Prof. Dr. Oğuzlu, Hizbullah'ın çok da rasyonel bir şekilde İsrail'i hedef almasına gerek olmadığını aktararak, “Hizbullah’ın İsrail’e saldırması, İsrail’in de bunu fırsat bilip karşı saldırıda bulunması, İsrail’in işine yarayan bir durum. 2006'daki savaşta da Hizbullah için çok yıkıcı bir sonuç ortaya çıktı, çok fazla kayıp da verdi. Bundan pek bir şey kazanma ihtimali yok.” ifadelerini kullandı.
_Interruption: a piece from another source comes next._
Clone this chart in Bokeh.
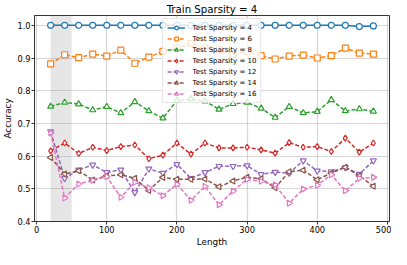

İRAN’DAN ÇOK İSRAİL’E YARAR
İran'ın bile Hizbullah'ı bilfiil, İsrail karşısında kullanacağını, ‘saldır artık zamanı geldi’ dediğini düşünmediğini belirten Prof. Dr. Oğuzlu, sözlerine şu satırları ekledi, “İran'ın zaten derdi başından aşkın. Şu anda rejimin devam edip etmemesi gündemde. İran'da seçimler var. Böyle bir ortamda Hizbullah üzerinden İsrail'e bir cephe açmak, İran'dan çok İsrail'e yarar. Bütün bunları düşünecek olursanız; Hizbullah'a karşı bir hamle yapmaya kararlı olması şaşırtıcı bir şey değil. Bunlar Netenyahu Hükümeti’nin iktidardaki günlerini uzatmak adına savaşı uzatma ve yayma stratejisinin bir parçası diye düşünüyorum.”
AMAÇLARI NE?
Netenyahu Hükümeti’nin amaçları hakkında değerlendirmelerde bulunan Prof. Dr. Oğuzlu, “İki devletli çözüme inanmıyor, mümkünse Filistinlilerin kontrolündeki bölgeleri hem Batı Şeria'yı hem Gazze’yi Filistinlilerden temizlemeye çalışıyor. Hatta mümkünse onu İsrail topraklarına katmak, işgal etmek tam anlamıyla. Orta ve uzun vadede böyle bir hedefinin olduğu açık.” iadelerine yer verdi.
LÜBNAN BATAKLIK OLUR
Netenyahu Hükümeti’nin Ürdün Nehri’nden Akdeniz'e kadar ‘Herkes İsrail devletinin kontrolünde olsun’ şeklinde yayılmacı, maksimalist bir politikası olduğunu hatırlatan Prof. Dr. Oğuzlu, sözlerini şu şekilde sonlandırdı, “Ama bunun sınırı da belli; Hizbullah'ı yenip, Lübnan'ın güneyini işgal etmek anlamına gelmez. Orası bir bataklık olur İsrail için, bunu istediğini düşünmüyorum.”